*REQUIRED TASK*
Please write the listing below out again exactly, leaving every picture behind.

— BEGIN —

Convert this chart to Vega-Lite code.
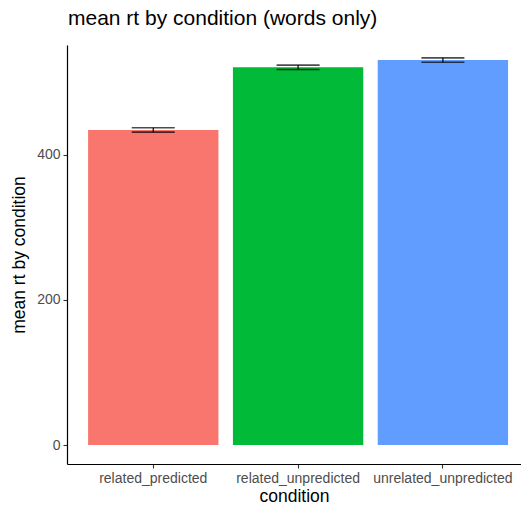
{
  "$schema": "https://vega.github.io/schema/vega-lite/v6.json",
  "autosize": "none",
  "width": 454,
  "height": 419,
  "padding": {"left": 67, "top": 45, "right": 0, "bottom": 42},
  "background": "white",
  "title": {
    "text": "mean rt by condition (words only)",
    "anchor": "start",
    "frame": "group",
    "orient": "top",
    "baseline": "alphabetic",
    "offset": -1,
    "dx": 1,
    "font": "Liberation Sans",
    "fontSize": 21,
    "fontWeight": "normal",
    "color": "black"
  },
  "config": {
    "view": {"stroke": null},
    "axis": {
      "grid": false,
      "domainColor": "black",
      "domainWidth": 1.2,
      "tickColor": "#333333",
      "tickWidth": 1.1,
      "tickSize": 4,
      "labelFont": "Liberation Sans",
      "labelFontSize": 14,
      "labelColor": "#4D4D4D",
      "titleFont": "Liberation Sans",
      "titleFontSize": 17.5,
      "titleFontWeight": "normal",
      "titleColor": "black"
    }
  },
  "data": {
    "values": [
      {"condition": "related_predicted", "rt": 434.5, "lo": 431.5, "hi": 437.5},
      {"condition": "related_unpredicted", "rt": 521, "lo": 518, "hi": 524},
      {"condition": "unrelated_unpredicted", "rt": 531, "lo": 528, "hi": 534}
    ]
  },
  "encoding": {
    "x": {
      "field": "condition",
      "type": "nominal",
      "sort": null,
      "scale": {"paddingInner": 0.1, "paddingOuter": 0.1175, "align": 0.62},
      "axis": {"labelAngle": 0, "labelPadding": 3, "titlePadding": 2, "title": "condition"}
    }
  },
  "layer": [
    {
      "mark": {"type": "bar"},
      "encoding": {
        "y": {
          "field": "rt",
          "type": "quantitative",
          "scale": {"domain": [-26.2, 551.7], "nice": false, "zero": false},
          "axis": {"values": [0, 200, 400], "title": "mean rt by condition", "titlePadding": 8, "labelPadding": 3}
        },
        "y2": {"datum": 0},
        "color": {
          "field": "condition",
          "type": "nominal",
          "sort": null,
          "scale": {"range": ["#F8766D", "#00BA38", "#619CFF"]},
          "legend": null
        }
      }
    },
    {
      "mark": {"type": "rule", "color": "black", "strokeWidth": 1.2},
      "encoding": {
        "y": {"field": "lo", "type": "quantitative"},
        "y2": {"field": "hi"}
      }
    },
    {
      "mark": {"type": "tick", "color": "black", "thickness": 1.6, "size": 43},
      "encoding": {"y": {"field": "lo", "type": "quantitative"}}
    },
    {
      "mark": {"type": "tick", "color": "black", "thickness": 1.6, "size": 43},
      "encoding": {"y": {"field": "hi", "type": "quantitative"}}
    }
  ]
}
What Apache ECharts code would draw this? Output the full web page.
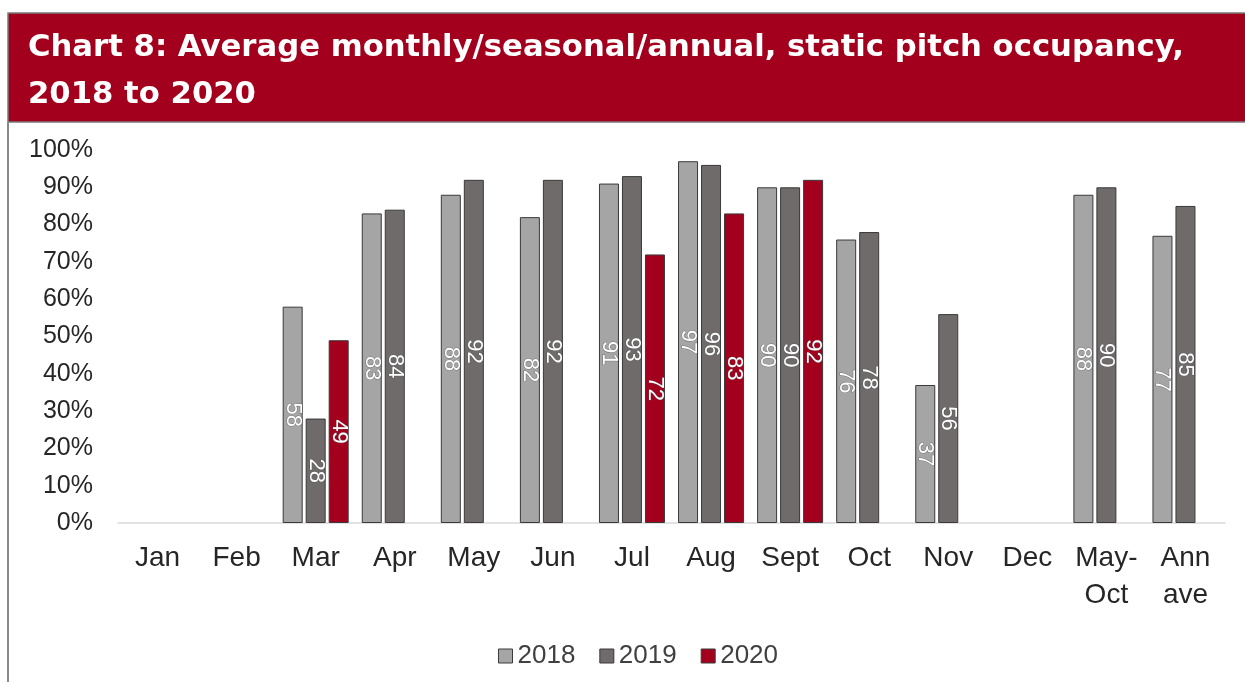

— END —

*ANSWER FOR THE TASK*
Convert this chart to Vega-Lite code.
{
  "$schema": "https://vega.github.io/schema/vega-lite/v6.json",
  "autosize": "none",
  "width": 454,
  "height": 419,
  "padding": {"left": 67, "top": 45, "right": 0, "bottom": 42},
  "background": "white",
  "title": {
    "text": "mean rt by condition (words only)",
    "anchor": "start",
    "frame": "group",
    "orient": "top",
    "baseline": "alphabetic",
    "offset": -1,
    "dx": 1,
    "font": "Liberation Sans",
    "fontSize": 21,
    "fontWeight": "normal",
    "color": "black"
  },
  "config": {
    "view": {"stroke": null},
    "axis": {
      "grid": false,
      "domainColor": "black",
      "domainWidth": 1.2,
      "tickColor": "#333333",
      "tickWidth": 1.1,
      "tickSize": 4,
      "labelFont": "Liberation Sans",
      "labelFontSize": 14,
      "labelColor": "#4D4D4D",
      "titleFont": "Liberation Sans",
      "titleFontSize": 17.5,
      "titleFontWeight": "normal",
      "titleColor": "black"
    }
  },
  "data": {
    "values": [
      {"condition": "related_predicted", "rt": 434.5, "lo": 431.5, "hi": 437.5},
      {"condition": "related_unpredicted", "rt": 521, "lo": 518, "hi": 524},
      {"condition": "unrelated_unpredicted", "rt": 531, "lo": 528, "hi": 534}
    ]
  },
  "encoding": {
    "x": {
      "field": "condition",
      "type": "nominal",
      "sort": null,
      "scale": {"paddingInner": 0.1, "paddingOuter": 0.1175, "align": 0.62},
      "axis": {"labelAngle": 0, "labelPadding": 3, "titlePadding": 2, "title": "condition"}
    }
  },
  "layer": [
    {
      "mark": {"type": "bar"},
      "encoding": {
        "y": {
          "field": "rt",
          "type": "quantitative",
          "scale": {"domain": [-26.2, 551.7], "nice": false, "zero": false},
          "axis": {"values": [0, 200, 400], "title": "mean rt by condition", "titlePadding": 8, "labelPadding": 3}
        },
        "y2": {"datum": 0},
        "color": {
          "field": "condition",
          "type": "nominal",
          "sort": null,
          "scale": {"range": ["#F8766D", "#00BA38", "#619CFF"]},
          "legend": null
        }
      }
    },
    {
      "mark": {"type": "rule", "color": "black", "strokeWidth": 1.2},
      "encoding": {
        "y": {"field": "lo", "type": "quantitative"},
        "y2": {"field": "hi"}
      }
    },
    {
      "mark": {"type": "tick", "color": "black", "thickness": 1.6, "size": 43},
      "encoding": {"y": {"field": "lo", "type": "quantitative"}}
    },
    {
      "mark": {"type": "tick", "color": "black", "thickness": 1.6, "size": 43},
      "encoding": {"y": {"field": "hi", "type": "quantitative"}}
    }
  ]
}
What Apache ECharts code would draw this? Output the full web page.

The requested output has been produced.